**DIRECTIONS**
Copy exactly, and only, the lines below from the first through the one containing "-22, -46, -17];", both included; pictures are omitted.

— BEGIN SOURCE MATERIAL —

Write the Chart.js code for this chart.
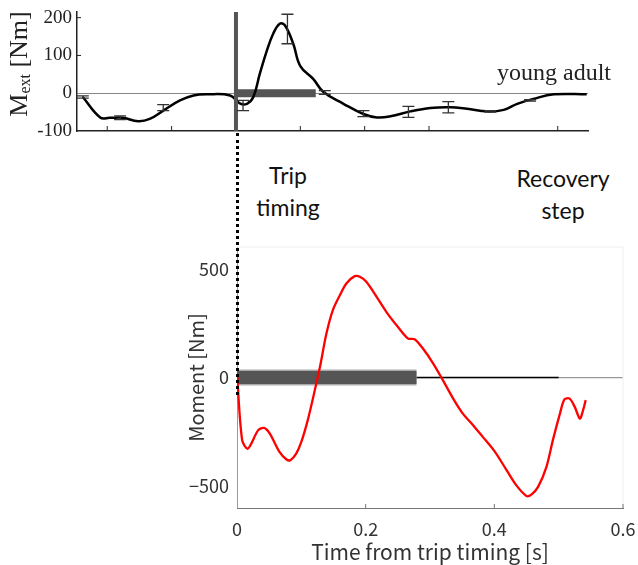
<!DOCTYPE html>
<html>
<head>
<meta charset="utf-8">
<script src="https://cdn.jsdelivr.net/npm/chart.js@4"></script>
<style>
  body { margin: 0; background: #fff; width: 638px; height: 565px; position: relative; overflow: hidden; }
  #topChart { position: absolute; left: 0; top: 0; }
  #bottomChart { position: absolute; left: 180px; top: 240px; }
  .note { position: absolute; font-family: Lato, 'Open Sans', sans-serif; font-size: 23px; color: #111; text-align: center; line-height: 32px; }
  #young { position: absolute; left: 497px; top: 59px; font-family: 'Liberation Serif', serif; font-size: 24px; color: #222; }
  #dots { position: absolute; width: 0; border-left: 3px dotted #000; }
</style>
</head>
<body>
<canvas id="topChart" width="620" height="150"></canvas>
<canvas id="bottomChart" width="458" height="325"></canvas>
<div id="dots"></div>
<div class="note" style="left:243px;top:159px;width:90px">Trip<br>timing</div>
<div class="note" style="left:508px;top:162px;width:110px">Recovery<br>step</div>
<div id="young">young adult</div>
<script>
// Dati: curva media giovane adulto (in alto)
const youngTime = [-0.238, -0.211, -0.196, -0.176, -0.152, -0.134, -0.113, -0.087, -0.066, -0.046, -0.009, 0.006, 0.017, 0.027, 0.037, 0.048, 0.058, 0.068, 0.076, 0.089, 0.100, 0.120, 0.136, 0.167, 0.198, 0.219, 0.240, 0.271, 0.302, 0.333, 0.359, 0.390, 0.416, 0.437, 0.462, 0.494, 0.545];
const youngMoment = [-10, -64, -65, -65, -74, -68, -46, -19, -6, -3, -6, -27, -28, -10, 51, 113, 158, 184, 180, 131, 72, 38, 3, -28, -55, -64, -61, -48, -39, -37, -41, -48, -44, -28, -15, -3, -3];

// Barre di errore (in alto)
const errTime = [-0.238, -0.180, -0.113, 0.011, 0.080, 0.138, 0.198, 0.268, 0.330, 0.395, 0.457];
const errLow = [-13, -70, -46, -46, 131, -3, -62, -64, -52, -50, -21];
const errHigh = [-7, -60, -30, -19, 209, 7, -46, -35, -22, -46, -17];

// Dati: momento dopo l'inciampo (in basso)
const tripTime = [0, 0.008, 0.017, 0.033, 0.042, 0.051, 0.066, 0.077, 0.083, 0.092, 0.100, 0.110, 0.121, 0.129, 0.139, 0.149, 0.160, 0.170, 0.183, 0.191, 0.201, 0.217, 0.232, 0.250, 0.266, 0.276, 0.289, 0.305, 0.320, 0.336, 0.351, 0.367, 0.382, 0.401, 0.419, 0.434, 0.450, 0.458, 0.468, 0.481, 0.491, 0.502, 0.509, 0.517, 0.525, 0.533, 0.538, 0.542];
const tripMoment = [20, -288, -327, -242, -232, -258, -342, -377, -380, -350, -296, -196, -58, 49, 202, 310, 379, 432, 466, 463, 440, 371, 302, 233, 179, 176, 133, 64, -12, -97, -166, -219, -273, -342, -426, -495, -545, -537, -503, -411, -288, -166, -101, -97, -135, -189, -150, -104];

// Fasi e tick
const topBar = [0, 0.124];
const bottomBar = [0, 0.279];
const blackZero = [0.279, 0.5];
const topYTicks = [-100, 0, 100, 200];
const topXTicks = [-0.2, -0.1, 0.1, 0.2, 0.3, 0.5];
const bottomYTicks = [-500, 0, 500];
const bottomXTicks = [0, 0.2, 0.4, 0.6];

const pts = (xs, ys) => xs.map((x, i) => ({ x, y: ys[i] }));
const flat = xs => xs.map(x => ({ x, y: 0 }));

// Elementi extra grafico in alto
const topExtras = {
  id: 'topExtras',
  afterDatasetsDraw(chart) {
    const { ctx, chartArea, scales: { x, y } } = chart;
    ctx.save();
    // linea verticale del momento di inciampo
    ctx.strokeStyle = '#555';
    ctx.lineWidth = 4;
    ctx.beginPath();
    ctx.moveTo(x.getPixelForValue(0), chartArea.top);
    ctx.lineTo(x.getPixelForValue(0), chartArea.bottom);
    ctx.stroke();
    // barre di errore
    ctx.strokeStyle = '#333';
    ctx.lineWidth = 1.3;
    errTime.forEach((t, i) => {
      const px = x.getPixelForValue(t);
      const y1 = y.getPixelForValue(errLow[i]);
      const y2 = y.getPixelForValue(errHigh[i]);
      ctx.beginPath();
      ctx.moveTo(px, y1); ctx.lineTo(px, y2);
      ctx.moveTo(px - 6, y1); ctx.lineTo(px + 6, y1);
      ctx.moveTo(px - 6, y2); ctx.lineTo(px + 6, y2);
      ctx.stroke();
    });
    // tick interni
    ctx.strokeStyle = '#222';
    ctx.lineWidth = 1;
    topXTicks.forEach(t => {
      const px = x.getPixelForValue(t);
      ctx.beginPath();
      ctx.moveTo(px, chartArea.bottom); ctx.lineTo(px, chartArea.bottom - 5);
      ctx.stroke();
    });
    [100, 200].forEach(v => {
      const py = y.getPixelForValue(v);
      ctx.beginPath();
      ctx.moveTo(chartArea.left, py); ctx.lineTo(chartArea.left + 4, py);
      ctx.stroke();
    });
    // titolo asse y con pedice
    ctx.translate(20, 64);
    ctx.rotate(-Math.PI / 2);
    ctx.fillStyle = '#222';
    ctx.textBaseline = 'middle';
    const big = '26px "Liberation Serif"', small = '16px "Liberation Serif"';
    ctx.font = big; const wM = ctx.measureText('M').width; const wN = ctx.measureText(' [Nm]').width;
    ctx.font = small; const wE = ctx.measureText('ext').width;
    let cx = -(wM + wE + wN) / 2;
    ctx.font = big; ctx.fillText('M', cx, 0); cx += wM;
    ctx.font = small; ctx.fillText('ext', cx, 6); cx += wE;
    ctx.font = big; ctx.fillText(' [Nm]', cx, 0);
    ctx.restore();
  }
};

// Elementi extra grafico in basso
const bottomExtras = {
  id: 'bottomExtras',
  beforeDatasetsDraw(chart) {
    const { ctx, chartArea } = chart;
    ctx.save();
    ctx.strokeStyle = '#eee';
    ctx.lineWidth = 1;
    ctx.beginPath();
    ctx.moveTo(chartArea.left, chartArea.top);
    ctx.lineTo(chartArea.right, chartArea.top);
    ctx.lineTo(chartArea.right, chartArea.bottom);
    ctx.stroke();
    ctx.restore();
  },
  afterDraw(chart) {
    const { ctx, chartArea, scales: { x } } = chart;
    ctx.save();
    ctx.strokeStyle = '#777';
    ctx.lineWidth = 1;
    bottomXTicks.slice(1).forEach(t => {
      const px = x.getPixelForValue(t);
      ctx.beginPath();
      ctx.moveTo(px, chartArea.bottom); ctx.lineTo(px, chartArea.bottom - 4);
      ctx.stroke();
    });
    ctx.restore();
  }
};

const noPad = s => { s.paddingTop = 0; s.paddingBottom = 0; s.paddingLeft = 0; s.paddingRight = 0; };

const topChart = new Chart(document.getElementById('topChart'), {
  type: 'line',
  data: {
    datasets: [
      { data: pts(youngTime, youngMoment), borderColor: '#000', borderWidth: 2.5, tension: 0.4, pointRadius: 0, order: 0 },
      { data: flat(topBar), borderColor: '#555', borderWidth: 8, borderCapStyle: 'butt', pointRadius: 0, order: 1 }
    ]
  },
  options: {
    responsive: false,
    animation: false,
    events: [],
    layout: { padding: { top: 12, right: 32, left: 0, bottom: 0 } },
    plugins: { legend: { display: false }, tooltip: { enabled: false } },
    scales: {
      x: {
        type: 'linear', min: -0.247, max: 0.547,
        ticks: { display: false },
        grid: { display: false, drawTicks: false },
        border: { color: '#222', width: 1.5 },
        afterFit: s => { s.height = 19; noPad(s); }
      },
      y: {
        min: -100, max: 215,
        afterBuildTicks: s => { s.ticks = topYTicks.map(v => ({ value: v })); },
        ticks: { font: { family: '"Liberation Serif"', size: 19 }, color: '#222', padding: 5 },
        grid: { drawTicks: false, color: c => c.tick && c.tick.value === 0 ? '#888' : 'rgba(0,0,0,0)', lineWidth: 1 },
        border: { color: '#222', width: 1.5 },
        afterFit: s => { s.width = 77; noPad(s); }
      }
    }
  },
  plugins: [topExtras]
});

const bottomChart = new Chart(document.getElementById('bottomChart'), {
  type: 'line',
  data: {
    datasets: [
      { data: pts(tripTime, tripMoment), borderColor: '#ff0000', borderWidth: 2.3, tension: 0.3, pointRadius: 0, order: 0 },
      { data: flat(bottomBar), borderColor: '#555', borderWidth: 13, borderCapStyle: 'butt', pointRadius: 0, order: 1 },
      { data: flat(bottomBar), borderColor: '#aaa', borderWidth: 16, borderCapStyle: 'butt', pointRadius: 0, order: 2 },
      { data: flat(blackZero), borderColor: '#000', borderWidth: 1.3, pointRadius: 0, order: 3 }
    ]
  },
  options: {
    responsive: false,
    animation: false,
    events: [],
    layout: { padding: { top: 7, right: 15, left: 0, bottom: 0 } },
    plugins: { legend: { display: false }, tooltip: { enabled: false } },
    scales: {
      x: {
        type: 'linear', min: 0, max: 0.6,
        afterBuildTicks: s => { s.ticks = bottomXTicks.map(v => ({ value: v })); },
        ticks: { font: { family: '"Noto Sans CJK JP"', size: 18 }, color: '#333', padding: 10, maxRotation: 0 },
        grid: { display: false, drawTicks: false },
        border: { color: '#777', width: 1 },
        title: { display: true, text: 'Time from trip timing [s]', font: { family: '"Noto Sans CJK JP"', size: 21 }, color: '#333', padding: { top: 0, bottom: 0 } },
        afterFit: s => { s.height = 57; noPad(s); }
      },
      y: {
        min: -600, max: 600,
        afterBuildTicks: s => { s.ticks = bottomYTicks.map(v => ({ value: v })); },
        ticks: { font: { family: '"Noto Sans CJK JP"', size: 18 }, color: '#333', padding: 8, callback: v => String(v).replace('-', '\u2212') },
        grid: { drawTicks: false, color: c => c.tick && c.tick.value === 0 ? '#999' : 'rgba(0,0,0,0)', lineWidth: 1.2 },
        border: { color: '#999', width: 1 },
        title: { display: true, text: 'Moment [Nm]', font: { family: '"Noto Sans CJK JP"', size: 20 }, color: '#333', padding: { top: 4, bottom: 0 } },
        afterFit: s => { s.width = 57; noPad(s); }
      }
    }
  },
  plugins: [bottomExtras]
});

// Linea tratteggiata che collega i due grafici
const dots = document.getElementById('dots');
const dotX = 180 + bottomChart.scales.x.getPixelForValue(0);
const dotTop = topChart.chartArea.bottom + 2;
const dotBottom = 240 + bottomChart.scales.y.getPixelForValue(-80);
dots.style.left = (dotX - 1.5) + 'px';
dots.style.top = dotTop + 'px';
dots.style.height = (dotBottom - dotTop) + 'px';
</script>
</body>
</html>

— END SOURCE MATERIAL —

**SOLUTION**
Write the Chart.js code for this chart.
<!DOCTYPE html>
<html>
<head>
<meta charset="utf-8">
<script src="https://cdn.jsdelivr.net/npm/chart.js@4"></script>
<style>
  body { margin: 0; background: #fff; width: 638px; height: 565px; position: relative; overflow: hidden; }
  #topChart { position: absolute; left: 0; top: 0; }
  #bottomChart { position: absolute; left: 180px; top: 240px; }
  .note { position: absolute; font-family: Lato, 'Open Sans', sans-serif; font-size: 23px; color: #111; text-align: center; line-height: 32px; }
  #young { position: absolute; left: 497px; top: 59px; font-family: 'Liberation Serif', serif; font-size: 24px; color: #222; }
  #dots { position: absolute; width: 0; border-left: 3px dotted #000; }
</style>
</head>
<body>
<canvas id="topChart" width="620" height="150"></canvas>
<canvas id="bottomChart" width="458" height="325"></canvas>
<div id="dots"></div>
<div class="note" style="left:243px;top:159px;width:90px">Trip<br>timing</div>
<div class="note" style="left:508px;top:162px;width:110px">Recovery<br>step</div>
<div id="young">young adult</div>
<script>
// Dati: curva media giovane adulto (in alto)
const youngTime = [-0.238, -0.211, -0.196, -0.176, -0.152, -0.134, -0.113, -0.087, -0.066, -0.046, -0.009, 0.006, 0.017, 0.027, 0.037, 0.048, 0.058, 0.068, 0.076, 0.089, 0.100, 0.120, 0.136, 0.167, 0.198, 0.219, 0.240, 0.271, 0.302, 0.333, 0.359, 0.390, 0.416, 0.437, 0.462, 0.494, 0.545];
const youngMoment = [-10, -64, -65, -65, -74, -68, -46, -19, -6, -3, -6, -27, -28, -10, 51, 113, 158, 184, 180, 131, 72, 38, 3, -28, -55, -64, -61, -48, -39, -37, -41, -48, -44, -28, -15, -3, -3];

// Barre di errore (in alto)
const errTime = [-0.238, -0.180, -0.113, 0.011, 0.080, 0.138, 0.198, 0.268, 0.330, 0.395, 0.457];
const errLow = [-13, -70, -46, -46, 131, -3, -62, -64, -52, -50, -21];
const errHigh = [-7, -60, -30, -19, 209, 7, -46, -35, -22, -46, -17];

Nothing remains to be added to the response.